Die Wiener Philharmoniker spielen Mahlers Neunte: Von wegen Abschied

Lebensbejahend: Daniel Barenboim dirigiert Mahlers Neunte mit den Wiener Philharmonikern bei den Festtagen der Staatsoper.

Man möchte sich nicht ausmalen, wie viel Probenzeit die Wiener Philharmoniker und Daniel Barenboim, der Mensch mit dem wahrscheinlich gigantischsten Arbeitspensum im ganzen Klassikbetrieb, tatsächlich hatten. Zu Beginn dieser Staatsopern-Festtage-Aufführung von Gustav Mahlers 9. Symphonie in der Philharmonie scheinen sie sich jedenfalls noch zusammenraufen zu müssen, fremdeln miteinander. Was sich schnell legt. Der erste Satz, Andante comodo, klingt für Wiener Verhältnisse überraschend fortschrittlich, glättet das Zerfledderte und Gerupfte Mahlers nicht, stellt es vielmehr aus. Die sich zunehmend ins Fratzenhafte auswachsenden Ländler und anderen Tänze des zweiten Satzes klingen bei Barenboim fröhlich, vergnügt, atemlos, erst zum Ende hin, wenn das Fest vorbei ist, tappsen und torkeln die einzelnen Stimmen wie betrunken aus dem Raum.

Noch mal dämonisch zugespitzt der dritte Satz, ein burleskes Rondo. Die Wiener greifen Barenboims Impulse gut auf, überall wuselt’s und kreucht’s, in den langsamen Passagen ähneln die so kunstvoll verflochtenen Motive Schlingpflanzen, in den schnellen einer flatternden Voliere. Trotzdem bleibt jedes Detail transparent, nichts geht verloren, alles wird aufgelesen, während sich die Klangmasse aufs Ende des Satzes zuschiebt, in der Mitte nochmal ein Plateau der Ruhe erreicht und dann mit enormem Tempo auf die Zielgerade einbiegt, ohne aus der Kurve zu fliegen.

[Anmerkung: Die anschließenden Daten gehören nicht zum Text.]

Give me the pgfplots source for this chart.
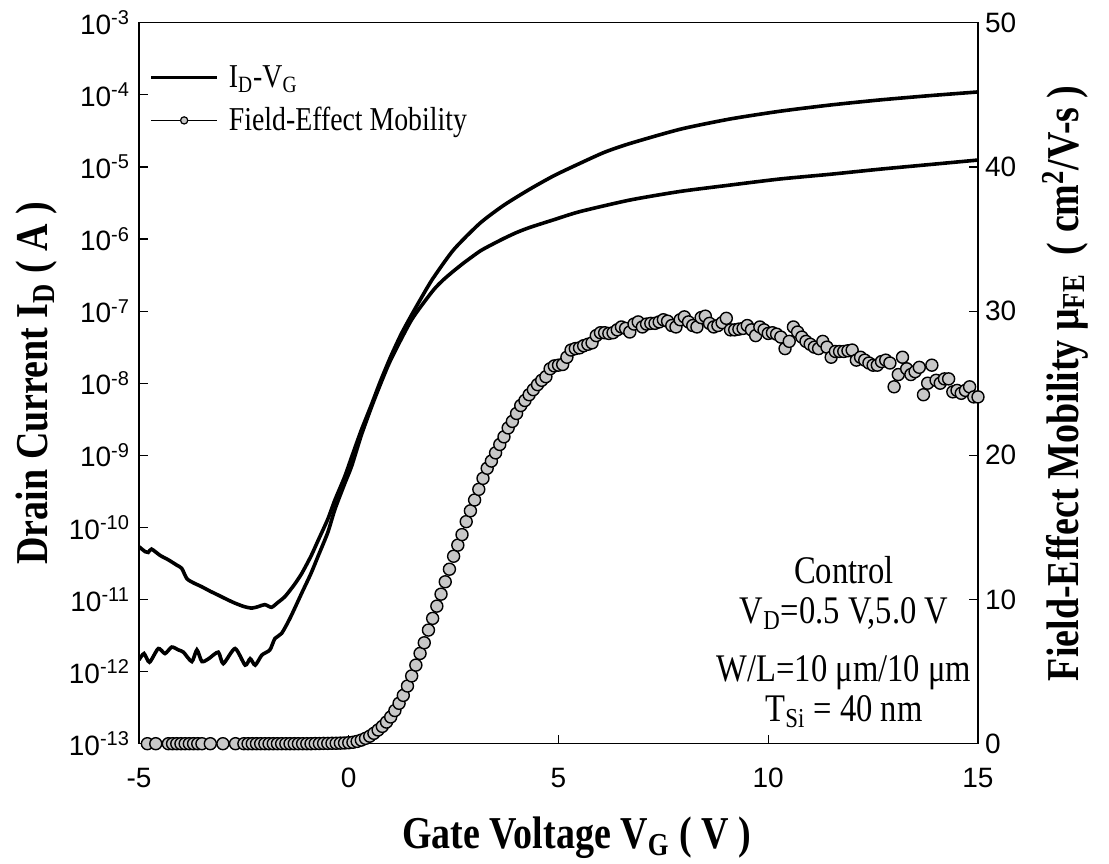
\documentclass[border=0pt]{standalone}
\usepackage{fontspec}
\setmainfont{Liberation Serif}
\newfontfamily\arial{Liberation Sans}
\usepackage{graphicx}
\usepackage{pgfplots}
\pgfplotsset{compat=1.18}
\usepackage{pgfplotstable}
\definecolor{mfill}{RGB}{200,200,200}
\newcommand\ex[1]{10\raisebox{4.8pt}{\fontsize{10}{10}\selectfont -#1}}
\pgfplotsset{
  legline/.style={legend image code/.code={\draw[##1] (0pt,0pt) -- (33pt,0pt);}},
  legmark/.style={legend image code/.code={\draw[mark repeat=2, mark phase=2, ##1] plot coordinates {(0pt,0pt) (16.5pt,0pt) (33pt,0pt)};}},
}

\pgfplotstableread{
V I
-5.00 5.4e-11
-4.85 4.6e-11
-4.78 4.5e-11
-4.70 5.0e-11
-4.50 4.1e-11
-4.30 3.55e-11
-4.10 3.0e-11
-3.98 2.7e-11
-3.86 1.95e-11
-3.70 1.7e-11
-3.51 1.51e-11
-3.30 1.3e-11
-3.11 1.15e-11
-2.90 1.0e-11
-2.71 8.9e-12
-2.50 8.0e-12
-2.31 7.6e-12
-2.15 8.0e-12
-2.00 8.5e-12
-1.84 7.8e-12
-1.70 9.0e-12
-1.52 1.10e-11
-1.30 1.6e-11
-1.12 2.3e-11
-0.90 4.0e-11
-0.73 6.6e-11
-0.50 1.3e-10
-0.33 2.4e-10
-0.10 5.0e-10
0.07 9.5e-10
0.30 2.24e-9
0.55 5.2e-9
0.75 1.05e-8
1.00 2.34e-8
1.25 4.8e-8
1.50 8.9e-8
1.75 1.6e-7
2.00 2.8e-7
2.50 7.1e-7
3.13 1.66e-6
3.70 2.95e-6
4.32 4.93e-6
4.90 7.6e-6
5.51 1.12e-5
6.10 1.6e-5
6.70 2.11e-5
7.90 3.33e-5
9.09 4.62e-5
10.28 5.92e-5
11.47 7.21e-5
12.66 8.49e-5
13.86 9.75e-5
15.00 1.096e-4
}\vdhigh

\pgfplotstableread{
V I
-5.00 1.45e-12
-4.88 1.78e-12
-4.75 1.35e-12
-4.54 2.09e-12
-4.38 1.78e-12
-4.22 2.19e-12
-4.06 2.0e-12
-3.94 1.86e-12
-3.74 1.38e-12
-3.62 2.0e-12
-3.50 1.38e-12
-3.34 1.51e-12
-3.11 1.86e-12
-2.99 1.29e-12
-2.71 2.09e-12
-2.47 1.23e-12
-2.35 1.51e-12
-2.23 1.23e-12
-2.07 1.70e-12
-1.88 2.0e-12
-1.76 2.88e-12
-1.60 3.39e-12
-1.40 5.5e-12
-1.12 1.23e-11
-0.90 2.3e-11
-0.73 4.0e-11
-0.50 8.5e-11
-0.33 1.78e-10
-0.10 4.0e-10
0.07 7.1e-10
0.30 1.9e-9
0.55 4.8e-9
0.75 9.5e-9
1.00 2.1e-8
1.50 7.6e-8
2.00 1.9e-7
2.25 2.7e-7
2.50 3.6e-7
2.75 4.7e-7
3.13 6.8e-7
3.40 8.3e-7
3.70 1.02e-6
4.00 1.23e-6
4.32 1.45e-6
4.90 1.86e-6
5.51 2.4e-6
6.70 3.47e-6
7.90 4.57e-6
9.09 5.6e-6
10.28 6.8e-6
11.47 7.9e-6
12.66 9.3e-6
13.86 1.08e-5
15.00 1.245e-5
}\vdlow

\pgfplotstableread{
V M
-4.8 0
-4.6 0
-4.3 0
-4.2 0
-4.1 0
-4.0 0
-3.9 0
-3.8 0
-3.7 0
-3.6 0
-3.5 0
-3.3 0
-3.0 0
-2.7 0
-2.5 0
-2.4 0
-2.3 0
-2.2 0
-2.1 0
-2.0 0
-1.9 0
-1.8 0
-1.7 0
-1.6 0
-1.5 0
-1.4 0
-1.3 0
-1.2 0
-1.1 0
-1.0 0
-0.9 0
-0.8 0.01
-0.7 0.01
-0.6 0.02
-0.5 0.02
-0.4 0.03
-0.3 0.03
-0.2 0.04
-0.1 0.05
0.0 0.07
0.1 0.1
0.2 0.16
0.3 0.25
0.4 0.37
0.5 0.52
0.6 0.72
0.7 0.95
0.8 1.2
0.9 1.5
1.0 1.85
1.1 2.3
1.2 2.8
1.3 3.35
1.4 4.0
1.5 4.7
1.6 5.45
1.7 6.26
1.8 7.0
1.9 7.88
2.0 8.69
2.1 9.54
2.2 10.37
2.3 11.23
2.4 12.1
2.5 13.0
2.6 13.77
2.7 14.5
2.8 15.4
2.9 16.15
3.0 16.9
3.1 17.64
3.2 18.4
3.3 19.1
3.4 19.6
3.5 20.17
3.6 20.75
3.7 21.28
3.8 21.9
3.9 22.35
4.0 22.9
4.1 23.45
4.2 23.8
4.3 24.2
4.4 24.55
4.5 24.9
4.6 25.2
4.7 25.45
4.8 26.0
4.9 26.2
5.0 26.25
5.1 26.3
5.2 26.8
5.3 27.3
5.4 27.4
5.5 27.45
5.6 27.6
5.7 27.7
5.8 27.8
5.9 28.3
6.0 28.5
6.1 28.5
6.2 28.45
6.3 28.5
6.4 28.7
6.5 28.9
6.6 28.8
6.7 28.55
6.8 29.1
6.9 29.25
7.0 28.9
7.1 29.1
7.2 29.15
7.3 29.15
7.4 29.25
7.5 29.4
7.6 29.3
7.7 29.0
7.8 28.9
7.9 29.4
8.0 29.6
8.1 29.25
8.2 29.0
8.3 28.9
8.4 29.55
8.5 29.65
8.6 29.15
8.7 28.9
8.8 29.0
8.9 29.2
9.0 29.5
9.1 28.7
9.2 28.7
9.3 28.75
9.4 28.8
9.5 29.0
9.6 28.7
9.7 28.3
9.8 28.9
9.9 28.7
10.0 28.45
10.1 28.5
10.2 28.4
10.3 28.2
10.4 27.4
10.5 27.9
10.6 28.9
10.7 28.55
10.8 28.2
10.9 27.9
11.0 27.7
11.1 27.5
11.2 27.4
11.3 27.9
11.4 27.5
11.5 26.8
11.6 27.2
11.7 27.2
11.8 27.2
11.9 27.25
12.0 27.3
12.1 26.6
12.2 26.8
12.3 26.6
12.4 26.4
12.5 26.25
12.6 26.25
12.7 26.5
12.8 26.6
12.9 26.4
13.0 24.75
13.1 25.6
13.2 26.8
13.3 26.0
13.4 25.6
13.5 25.8
13.6 26.1
13.7 24.2
13.8 25.0
13.9 26.25
14.0 25.2
14.1 25.0
14.2 25.3
14.3 25.3
14.4 24.4
14.5 24.5
14.6 24.3
14.7 24.5
14.8 24.75
14.9 24.05
15.0 24.05
}\mob

\begin{document}
\begin{tikzpicture}
\begin{axis}[name=ax,
  width=419.5pt, height=360.5pt, scale only axis,
  xmin=-5, xmax=15, ymode=log, ymin=1e-13, ymax=1e-3,
  xtick={-5,0,5,10,15}, xticklabels={-5,0,5,10,15},
  ytick={1e-13,1e-12,1e-11,1e-10,1e-9,1e-8,1e-7,1e-6,1e-5,1e-4,1e-3},
  yticklabels={\ex{13},\ex{12},\ex{11},\ex{10},\ex{9},\ex{8},\ex{7},\ex{6},\ex{5},\ex{4},\ex{3}},
  yminorticks=false, xminorticks=false,
  xtick pos=bottom, ytick pos=left, tick align=inside,
  major tick length=4.5pt,
  axis line style={line width=0.6pt},
  every tick/.style={line width=0.6pt, black},
  ticklabel style={font=\arial\fontsize{14}{14}\selectfont},
  xticklabel style={yshift=-8.5pt},
  yticklabel style={xshift=-1.5pt},
  xlabel={\scalebox{1}[1.2]{\bfseries Gate Voltage V\textsubscript{G} ( V )}},
  xlabel style={at={(axis description cs:0.5215,-0.131)}, anchor=center, font=\fontsize{19}{20}\selectfont},
  ylabel={\scalebox{1}[1.2]{\bfseries Drain Current I\textsubscript{D} ( A )}},
  ylabel style={at={(axis description cs:-0.1216,0.5)}, anchor=center, font=\fontsize{19}{20}\selectfont},
  clip mode=individual,
  legend cell align=left,
  legend style={draw=none, fill=none, at={(axis description cs:0.012,0.947)}, anchor=north west,
    font=\fontsize{13.9}{15}\selectfont, row sep=4.5pt, inner sep=0pt,
    nodes={inner xsep=5pt}},
]
\addlegendimage{line width=1.7pt, legline}
\addlegendentry{\scalebox{1}[1.2]{I\textsubscript{D}-V\textsubscript{G}}}
\addlegendimage{line width=0.6pt, mark=*, mark size=1.8pt, mark options={fill=mfill, draw=black, line width=0.6pt}, legmark}
\addlegendentry{\scalebox{1}[1.2]{Field-Effect Mobility}}
\addplot[black, line width=1.8pt, smooth, tension=0.4, forget plot] table[x=V, y=I] {\vdhigh};
\addplot[black, line width=1.8pt, smooth, tension=0.4, forget plot] table[x=V, y=I] {\vdlow};
\node[anchor=base, font=\fontsize{16.3}{18}\selectfont] at (rel axis cs:0.8403,0.2227) {\scalebox{1}[1.2]{Control}};
\node[anchor=base, font=\fontsize{16.3}{18}\selectfont] at (rel axis cs:0.8403,0.1673) {\scalebox{1}[1.2]{V\textsubscript{D}=0.5 V,5.0 V}};
\node[anchor=base, font=\fontsize{16.3}{18}\selectfont] at (rel axis cs:0.8403,0.0868) {\scalebox{1}[1.2]{W/L=10 μm/10 μm}};
\node[anchor=base, font=\fontsize{16.3}{18}\selectfont, inner ysep=1pt] at (rel axis cs:0.8403,0.0313) {\scalebox{1}[1.2]{T\textsubscript{Si} = 40 nm}};
\end{axis}
\begin{axis}[
  width=419.5pt, height=360.5pt, scale only axis,
  xmin=-5, xmax=15, ymin=0, ymax=50,
  axis y line*=right, axis x line=none,
  ytick={0,10,20,30,40,50}, yticklabels={0,10,20,30,40,50},
  tick align=inside, major tick length=4.5pt,
  axis line style={line width=0.6pt},
  every tick/.style={line width=0.6pt, black},
  ticklabel style={font=\arial\fontsize{14}{14}\selectfont},
  ylabel={\scalebox{1}[1.2]{\bfseries Field-Effect Mobility μ\textsubscript{FE}\ \ ( cm\textsuperscript{2}/V-s )}},
  ylabel style={at={(axis description cs:1.1037,0.5)}, anchor=center, rotate=0, font=\fontsize{19}{20}\selectfont},
  clip mode=individual,
]
\addplot[only marks, mark=*, mark size=3pt, mark options={fill=mfill, draw=black, line width=0.7pt}] table[x=V, y=M] {\mob};
\end{axis}
\pgfresetboundingbox
\path[use as bounding box] ([xshift=-69.5pt, yshift=-59.7pt]ax.south west) rectangle ([xshift=65.5pt, yshift=11.35pt]ax.north east);
\end{tikzpicture}
\end{document}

Dieser Finalsatz klingt ganz und gar nicht nach Adieu

Dass Mahler mit der Neunten seinen eigenen Tod, seinen Abschied vorausahnend komponiert habe, ist ein Topos, an dem man kaum vorbeigehen kann, zu sehr klingt das Werk nach Zerfall und Adieu. Ein Bild, das allerdings fast ausschließlich vom Finalsatz geprägt wurde. Die anderen drei Sätze brodeln vor Energie, sind durchaus lebensbejahend. Eine Spur, die Barenboim und die Wiener auch im Adagio weiterverfolgen. Kurze Pause zur Sammlung, der Schalter wird umgelegt, jetzt kommen die unendlich langen, schwebenden Linien der Streicher, die Bläser durften sich (mit fünf Hörnern statt der vorgeschriebenen vier) vorher austoben.

Nichts Absterbendes oder Schmerzensvolles hat dieses Finale. Selbst im ausgedünntesten Orchestersatz schimmert noch Restvitalität, leuchten wie in Brahms’ Requiem Trost und Hoffnung auf. Hier legt sich keiner hin, um zu sterben. Sondern um zu sagen: „Alles ist gut so“. Klangtupfer kommen von den sinnierenden Klarinetten und dem versöhnlichen Blech. Wie viel Probenzeit auch immer zur Verfügung gestanden haben mag: Es war genug.